Say I have the following numpy array
n = 50
a = np.array(range(1, 1000)) / 1000.
I would like to execute this line of code
%timeit v = [a ** k for k in range(0, n)]
1000 loops, best of 3: 2.01 ms per loop
However, this line of code will ultimately be executed in a loop, therefore I have performance issues.
Is there a way to optimize the loop? For example, the result of a specific calculation i
in the list comprehension is simply the result of the previous calculation result in the loop, multiplied by a
again.
I don't mind storing the results in a 2d-array instead of arrays in a list. That would probably be cleaner. By the way, I also tried the following, but it yields similar performance results:
k = np.array(range(0, n))
ones = np.ones(n)
temp = np.outer(a, ones)
And then performed the following calculation
%timeit temp ** k
1000 loops, best of 3: 1.96 ms per loop
or
%timeit np.power(temp, k)
1000 loops, best of 3: 1.92 ms per loop
But both yields similar results to the list comprehension above.
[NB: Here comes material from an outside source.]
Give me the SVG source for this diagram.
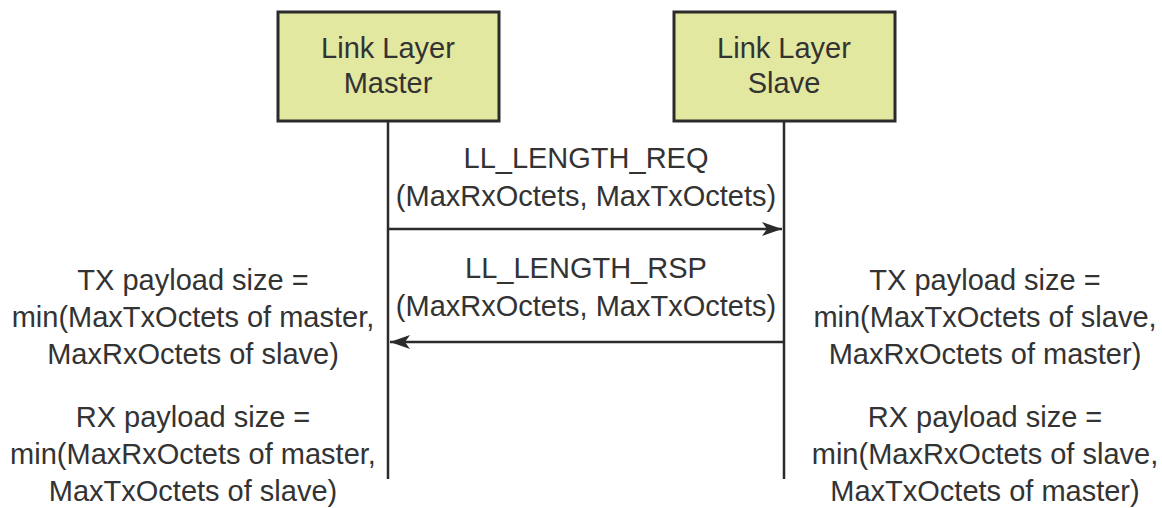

By the way, n
will always be an integer
in my case.
In quick tests cumprod
seems to be faster.
In [225]: timeit v = np.array([a ** k for k in range(0, n)])
2.76 ms ± 1.62 µs per loop (mean ± std. dev. of 7 runs, 100 loops each)
In [228]: %%timeit
...: A=np.broadcast_to(a[:,None],(len(a),50))
...: v1=np.cumprod(A,axis=1)
...:
208 µs ± 42.3 ns per loop (mean ± std. dev. of 7 runs, 1000 loops each)
To compare values I have to tweak ranges, since v
includes a 0 power, while v1
starts with a 1 power:
In [224]: np.allclose(np.array(v)[1:], v1.T[:-1])
Out[224]: True
But the timings suggest that cumprod
is worth refining.
The proposed duplicate was Efficient way to compute the Vandermonde matrix. That still has good ideas.